Provided entries:
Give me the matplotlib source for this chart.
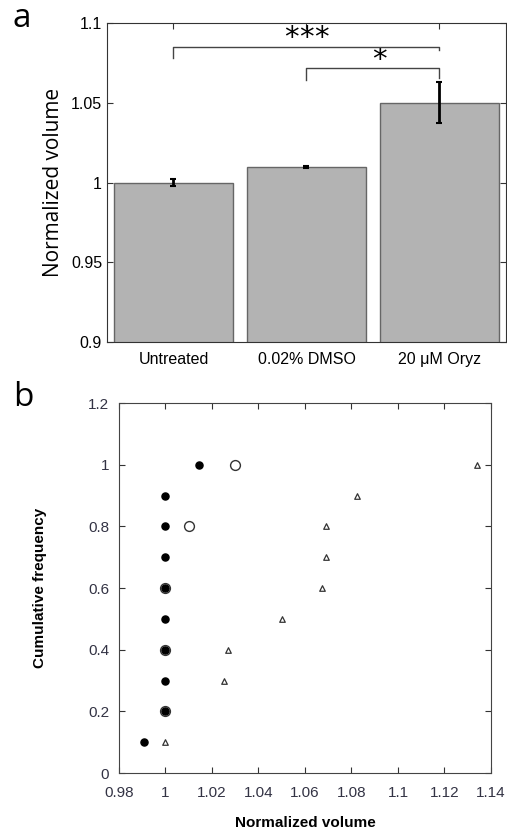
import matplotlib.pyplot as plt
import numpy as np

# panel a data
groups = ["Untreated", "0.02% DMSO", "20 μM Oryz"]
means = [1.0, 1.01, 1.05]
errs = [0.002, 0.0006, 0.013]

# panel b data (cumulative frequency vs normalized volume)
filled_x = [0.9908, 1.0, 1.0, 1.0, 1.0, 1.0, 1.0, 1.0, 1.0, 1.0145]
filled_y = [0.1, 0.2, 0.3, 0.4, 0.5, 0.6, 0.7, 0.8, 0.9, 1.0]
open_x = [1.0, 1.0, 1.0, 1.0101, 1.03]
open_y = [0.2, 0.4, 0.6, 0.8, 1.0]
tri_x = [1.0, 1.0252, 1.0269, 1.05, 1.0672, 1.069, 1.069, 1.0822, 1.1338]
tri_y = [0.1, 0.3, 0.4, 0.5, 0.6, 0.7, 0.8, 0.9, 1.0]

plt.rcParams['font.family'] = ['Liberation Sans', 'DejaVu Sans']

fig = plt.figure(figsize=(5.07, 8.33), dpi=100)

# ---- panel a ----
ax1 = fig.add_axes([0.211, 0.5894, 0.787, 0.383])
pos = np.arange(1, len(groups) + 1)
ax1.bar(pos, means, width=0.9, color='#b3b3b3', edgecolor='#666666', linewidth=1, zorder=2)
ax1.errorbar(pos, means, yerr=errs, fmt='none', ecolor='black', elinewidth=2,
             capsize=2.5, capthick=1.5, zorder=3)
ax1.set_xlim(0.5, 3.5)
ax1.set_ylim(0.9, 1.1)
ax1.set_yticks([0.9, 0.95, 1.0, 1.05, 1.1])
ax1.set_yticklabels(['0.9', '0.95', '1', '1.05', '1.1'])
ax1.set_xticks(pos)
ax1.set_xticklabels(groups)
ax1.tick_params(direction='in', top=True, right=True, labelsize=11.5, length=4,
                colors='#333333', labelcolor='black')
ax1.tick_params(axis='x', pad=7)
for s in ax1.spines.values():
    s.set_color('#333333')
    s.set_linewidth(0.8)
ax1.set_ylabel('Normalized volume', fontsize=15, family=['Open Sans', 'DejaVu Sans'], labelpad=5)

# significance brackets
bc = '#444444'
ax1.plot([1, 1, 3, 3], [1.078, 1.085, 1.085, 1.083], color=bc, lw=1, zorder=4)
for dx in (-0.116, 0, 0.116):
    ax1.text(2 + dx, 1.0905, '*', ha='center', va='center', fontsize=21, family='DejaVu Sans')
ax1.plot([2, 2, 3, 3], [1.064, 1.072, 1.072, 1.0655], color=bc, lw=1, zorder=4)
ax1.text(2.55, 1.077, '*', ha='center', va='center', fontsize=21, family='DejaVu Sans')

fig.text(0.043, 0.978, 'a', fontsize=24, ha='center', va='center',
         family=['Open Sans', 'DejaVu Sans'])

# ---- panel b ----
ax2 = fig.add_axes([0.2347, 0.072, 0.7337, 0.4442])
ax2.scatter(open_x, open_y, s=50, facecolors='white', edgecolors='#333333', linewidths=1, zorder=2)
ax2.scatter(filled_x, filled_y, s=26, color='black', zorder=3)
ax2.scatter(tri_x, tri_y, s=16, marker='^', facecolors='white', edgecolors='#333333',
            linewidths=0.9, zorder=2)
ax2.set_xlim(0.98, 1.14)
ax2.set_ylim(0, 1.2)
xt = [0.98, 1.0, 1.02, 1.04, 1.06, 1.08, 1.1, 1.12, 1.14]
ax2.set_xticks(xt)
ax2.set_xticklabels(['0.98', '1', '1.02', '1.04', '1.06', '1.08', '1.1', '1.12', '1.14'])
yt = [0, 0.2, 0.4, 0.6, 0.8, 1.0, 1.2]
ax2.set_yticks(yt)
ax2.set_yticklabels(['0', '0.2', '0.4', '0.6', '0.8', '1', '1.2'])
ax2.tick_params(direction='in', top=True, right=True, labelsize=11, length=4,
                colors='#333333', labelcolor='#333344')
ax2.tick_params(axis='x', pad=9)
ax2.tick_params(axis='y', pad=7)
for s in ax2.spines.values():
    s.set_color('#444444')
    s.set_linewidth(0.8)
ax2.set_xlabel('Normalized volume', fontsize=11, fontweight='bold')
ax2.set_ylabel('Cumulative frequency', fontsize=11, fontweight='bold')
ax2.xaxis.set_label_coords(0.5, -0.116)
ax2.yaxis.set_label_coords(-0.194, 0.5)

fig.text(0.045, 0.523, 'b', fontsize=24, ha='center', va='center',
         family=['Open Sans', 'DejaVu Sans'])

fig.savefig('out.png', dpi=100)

--

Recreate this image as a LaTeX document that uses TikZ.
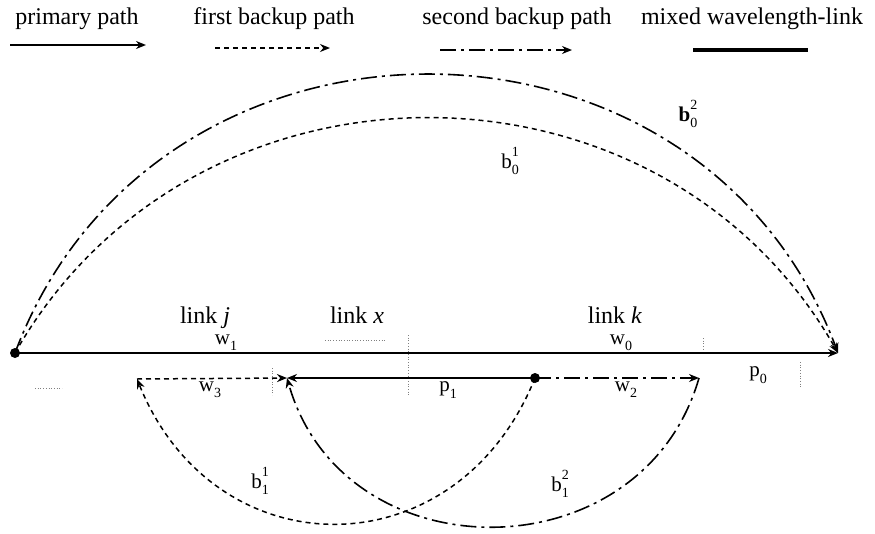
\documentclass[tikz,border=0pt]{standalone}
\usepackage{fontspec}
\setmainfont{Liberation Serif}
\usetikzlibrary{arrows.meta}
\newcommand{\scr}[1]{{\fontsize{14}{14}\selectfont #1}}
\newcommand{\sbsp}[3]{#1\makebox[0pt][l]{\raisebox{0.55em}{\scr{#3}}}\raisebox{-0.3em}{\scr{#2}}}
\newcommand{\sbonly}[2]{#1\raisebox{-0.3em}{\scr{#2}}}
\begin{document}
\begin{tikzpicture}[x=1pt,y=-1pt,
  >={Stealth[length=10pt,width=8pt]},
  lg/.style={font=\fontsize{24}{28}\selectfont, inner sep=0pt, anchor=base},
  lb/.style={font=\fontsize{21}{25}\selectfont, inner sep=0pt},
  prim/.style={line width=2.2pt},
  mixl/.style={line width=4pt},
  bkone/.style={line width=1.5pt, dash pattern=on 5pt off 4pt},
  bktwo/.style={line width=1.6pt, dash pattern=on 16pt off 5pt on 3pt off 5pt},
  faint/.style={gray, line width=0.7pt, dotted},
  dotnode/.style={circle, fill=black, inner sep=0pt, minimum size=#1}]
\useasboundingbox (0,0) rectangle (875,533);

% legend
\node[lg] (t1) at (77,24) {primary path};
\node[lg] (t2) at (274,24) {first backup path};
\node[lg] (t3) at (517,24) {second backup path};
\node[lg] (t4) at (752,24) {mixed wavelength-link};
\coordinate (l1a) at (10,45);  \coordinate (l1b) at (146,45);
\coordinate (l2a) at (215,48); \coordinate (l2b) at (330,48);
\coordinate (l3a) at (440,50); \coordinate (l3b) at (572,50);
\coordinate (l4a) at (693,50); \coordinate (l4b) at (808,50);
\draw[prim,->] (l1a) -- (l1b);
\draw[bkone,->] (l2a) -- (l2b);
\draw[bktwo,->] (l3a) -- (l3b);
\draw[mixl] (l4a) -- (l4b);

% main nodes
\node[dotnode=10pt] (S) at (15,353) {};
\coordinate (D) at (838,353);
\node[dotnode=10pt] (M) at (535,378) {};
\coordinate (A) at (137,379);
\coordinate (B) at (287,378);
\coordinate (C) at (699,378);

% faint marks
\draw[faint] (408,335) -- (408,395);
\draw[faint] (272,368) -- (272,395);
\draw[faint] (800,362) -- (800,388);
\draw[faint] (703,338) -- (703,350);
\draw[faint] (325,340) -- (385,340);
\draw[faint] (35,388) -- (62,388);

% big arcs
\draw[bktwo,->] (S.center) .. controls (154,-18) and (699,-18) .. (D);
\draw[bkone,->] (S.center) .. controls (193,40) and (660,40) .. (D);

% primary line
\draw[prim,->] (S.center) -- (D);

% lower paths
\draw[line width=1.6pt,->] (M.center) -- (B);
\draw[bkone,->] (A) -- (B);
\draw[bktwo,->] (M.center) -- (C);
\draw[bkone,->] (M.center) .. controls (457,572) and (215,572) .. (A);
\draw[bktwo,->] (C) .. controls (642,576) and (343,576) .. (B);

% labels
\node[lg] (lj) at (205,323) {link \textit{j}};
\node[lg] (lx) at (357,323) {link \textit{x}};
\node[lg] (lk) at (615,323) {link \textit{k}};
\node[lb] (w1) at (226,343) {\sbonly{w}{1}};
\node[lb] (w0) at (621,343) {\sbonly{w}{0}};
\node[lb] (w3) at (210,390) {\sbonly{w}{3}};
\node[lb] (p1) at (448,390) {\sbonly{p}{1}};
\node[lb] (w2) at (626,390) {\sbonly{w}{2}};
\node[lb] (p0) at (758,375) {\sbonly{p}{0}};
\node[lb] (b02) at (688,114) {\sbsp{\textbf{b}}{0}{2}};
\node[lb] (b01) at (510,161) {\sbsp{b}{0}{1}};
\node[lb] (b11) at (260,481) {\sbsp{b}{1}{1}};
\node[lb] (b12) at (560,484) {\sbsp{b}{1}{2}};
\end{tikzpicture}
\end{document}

Stated goal:
Using the listing above, repeat word for word each line from the one with "Give me the matplotlib source for this chart." down to the one with "errs = [0.002, 0.0006, 0.013]", both included. Omit all pictures.

Exercise response:
Give me the matplotlib source for this chart.
import matplotlib.pyplot as plt
import numpy as np

# panel a data
groups = ["Untreated", "0.02% DMSO", "20 μM Oryz"]
means = [1.0, 1.01, 1.05]
errs = [0.002, 0.0006, 0.013]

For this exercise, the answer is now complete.